Drilling costs were heavily debt financed with most companies already carrying heavy debt burdens by 30 Sept. Sub-prime bonds are no longer available, so how long will reserves based lenders keep financing them?
None of the international producers carried any significant price hedging for 2015. Amongst the mid-small producers, price hedging averaged 33% of projected 2015 production though a proportion of this is three-way collars which offer a maximum cover below $15 per barrel and even the full hedges are below Q3 average price levels so not much income protection there.
This looks like a poor business even at $90-100 WTI.
A surge of subprime debt in excess of $200 billion has lead to a culture of chasing production without regard to economics. Funds for future drilling will be drying up much faster than the market has understood and existing production declines at an average 10% per quarter or more across the whole shale oil sector without new wells coming on. It probably takes at least 1,250 new wells per quarter just to maintain overall production.
The industry's challenge is to make this a good business at say $75 WTI. It was nowhere near that up to Q3 2014 and it will take much better financial management and operational honesty to achieve that.
That means better balance of financing between operating cashflow, debt and equity. It also means respecting rather than ignoring economics.
I reckon that it can be done and we could see decent ongoing shale oil production for years to come but at significantly lower daily rates than we have seen recently.
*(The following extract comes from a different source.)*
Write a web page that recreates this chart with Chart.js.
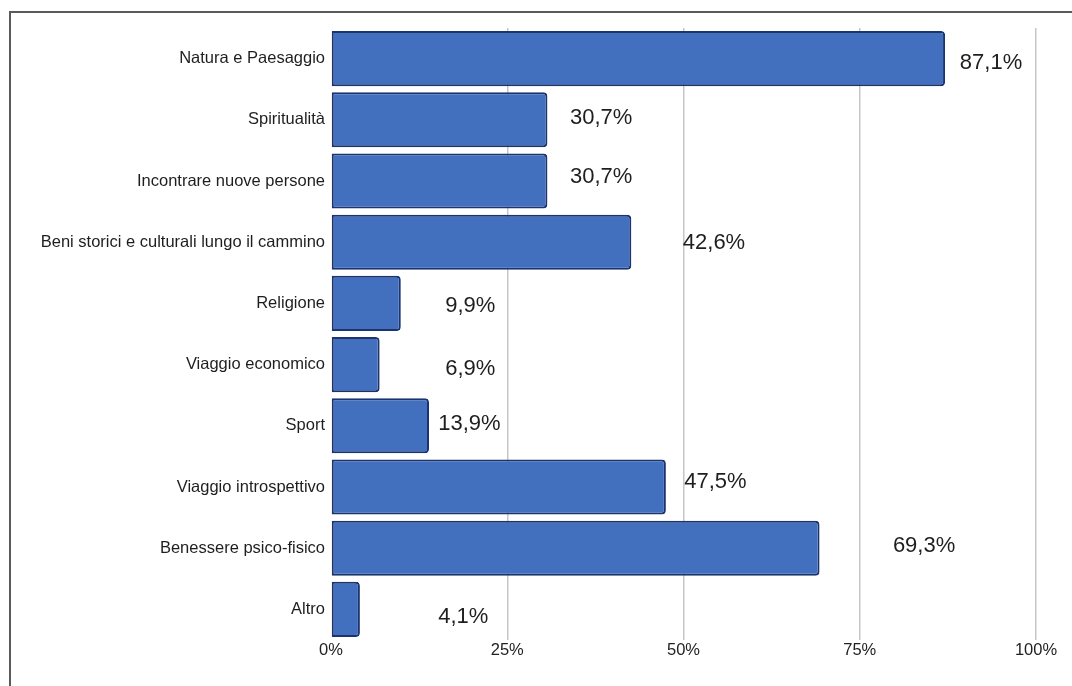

That means we still have a great resource to enjoy for a decade or two. Just as soon as someone tells the company promoters and their co-conspirators in the financial markets to stop talking rubbish about healthy IRRs at WTI as low as $50and start running their operations properly.
The problem with US shale oil isn't WTI at $50 it's WTI at $100.
$50 just isn't going to stay for long but if the industry can't admit that it wasn't going well at $100 then it isn't going to sort out its problems and then they are going to see a whole lot of bond defaults, and bankruptcies.